Prokofiev’s Gambler at Mannheim
My only previous encounter with Prokofiev’s opera The Gambler, based on Dostoyevsky – a performance by the Dutch Opera Zuid – had disappointed. I found it difficult to engage with the fate of a group of unattractive people whose preoccupation (symbolised by the gambling vice) was wealth, sex and social status, and Prokofiev’s astringent, unlyrical score had not helped. In short, I felt the work to be boring. It is impossible to be bored by the current revival at Mannheim. Tilman Knabe, whose previous work I had disliked intensely, makes a theatrical extravaganza of the piece. It becomes not just a satirical view of a decadent society but a protest against the distortion of human values and nature. Of course what Herr Knabe does is “over the top” with crocodiles invading the stage, snapping at the protagonists, and political placards filling the auditorium. But other aspects of the staging are theatrically powerful and aesthetically pleasing. The smoky, spacious hall of the Kurhaus (designer Johann Jörge) creates a highly atmospheric background. On occasions, the action is astutely frozen, with mauve streaks of lighting picking out a key character or interaction.

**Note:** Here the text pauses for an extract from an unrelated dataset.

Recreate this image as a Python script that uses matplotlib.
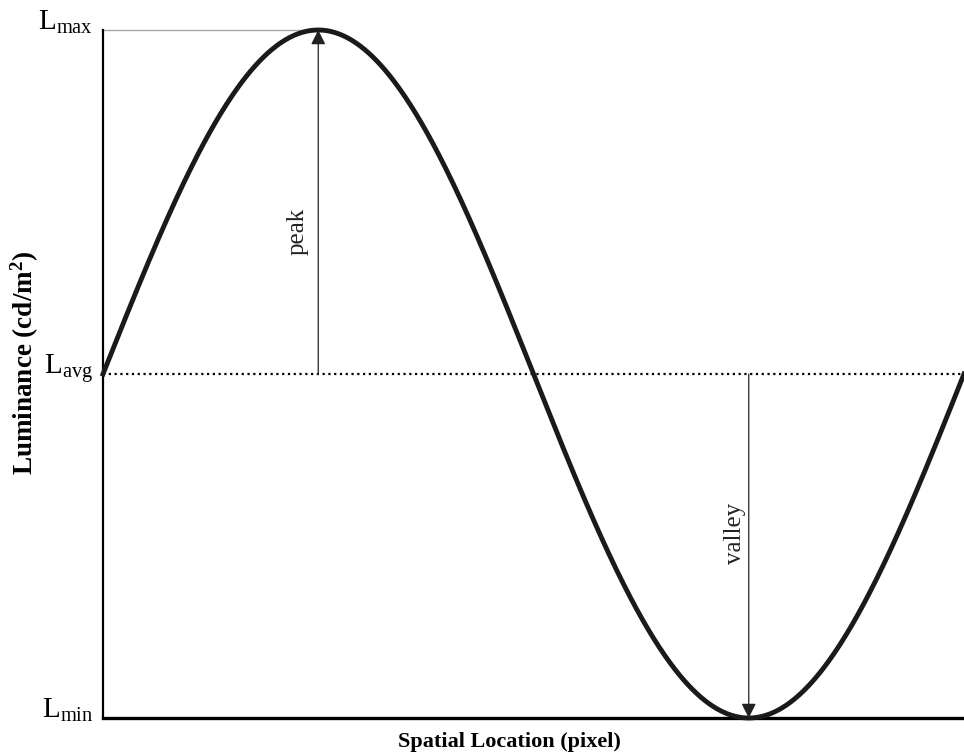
import numpy as np
import matplotlib
matplotlib.use("Agg")
import matplotlib.pyplot as plt

plt.rcParams['font.family'] = ['Liberation Serif', 'DejaVu Serif']
plt.rcParams['mathtext.fontset'] = 'custom'
plt.rcParams['mathtext.rm'] = 'Liberation Serif'
plt.rcParams['mathtext.it'] = 'Liberation Serif:italic'
plt.rcParams['mathtext.bf'] = 'Liberation Serif:bold'

# luminance levels (arbitrary units) and one full spatial cycle
l_min = 0.0
l_avg = 1.0
l_max = 2.0
n_cycles = 1
tick_vals = [l_min, l_avg, l_max]
tick_labels = [r'L$_{\mathrm{min}}$', r'L$_{\mathrm{avg}}$', r'L$_{\mathrm{max}}$']

x = np.linspace(0, n_cycles * 2 * np.pi, 600)
amp = (l_max - l_min) / 2
y = l_avg + amp * np.sin(x)
x_peak = np.pi / 2
x_valley = 3 * np.pi / 2

fig = plt.figure(figsize=(9.64, 7.55), dpi=100)
ax = fig.add_axes([103 / 964, 37 / 755, 861 / 964, 688 / 755])

ax.plot(x, y, color='#1a1a1a', lw=3.5, clip_on=False, zorder=3)
ax.axhline(l_avg, color='black', lw=1.6, ls=(0, (1, 1.6)), zorder=2)
ax.plot([0, x_peak], [l_max, l_max], color='#aaaaaa', lw=1.0, clip_on=False)

arrow = dict(arrowstyle='-|>', color='#222222', lw=0.9, mutation_scale=22,
             shrinkA=0, shrinkB=0)
ax.annotate('', xy=(x_peak, l_max), xytext=(x_peak, l_avg), arrowprops=arrow,
            annotation_clip=False)
ax.annotate('', xy=(x_valley, l_min), xytext=(x_valley, l_avg), arrowprops=arrow,
            annotation_clip=False)

ax.text(1.423, l_avg + 0.413 * amp, 'peak', rotation=90, ha='center', va='center',
        fontsize=18, color='#222222')
ax.text(4.612, l_avg - 0.462 * amp, 'valley', rotation=90, ha='center', va='center',
        fontsize=18, color='#222222')

ax.set_xlim(0, n_cycles * 2 * np.pi)
ax.set_ylim(l_min, l_max)
ax.set_xticks([])
ax.set_yticks(tick_vals)
ax.set_yticklabels(tick_labels, fontsize=21, va='baseline')
ax.tick_params(axis='y', length=0, pad=7)

for s in ['top', 'right']:
    ax.spines[s].set_visible(False)
ax.spines['left'].set_linewidth(1.6)
ax.spines['bottom'].set_linewidth(2.4)

ax.set_xlabel('Spatial Location (pixel)', fontsize=16, fontweight='bold')
ax.xaxis.set_label_coords(0.4716, -0.02)
ax.set_ylabel('Luminance (cd/m$^{\\mathbf{2}}$)', fontsize=19.5, fontweight='bold')
ax.yaxis.set_label_coords(-0.072, 0.517)

fig.savefig('out.png', dpi=100)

In the pit Alois Seidlmeier proved that the music – angular, short phrases, sharp rhythms – was effective in underscoring the unfeeling world depicted on the stage. Among an excellent cast, tenor Zurab Zurabishvili stood out for his bravura performance as Alexei: energetic, intense and thrillingly sung. Ludmila Stepneva as Polina remained appropriately cool but her soaring soprano hinted at passion beneath. And Edna Prochnik made much of her relatively brief appearance as the Babushka gambling away the roubles on which others had set their hopes.
Altogether an exhilarating evening of musical theatre.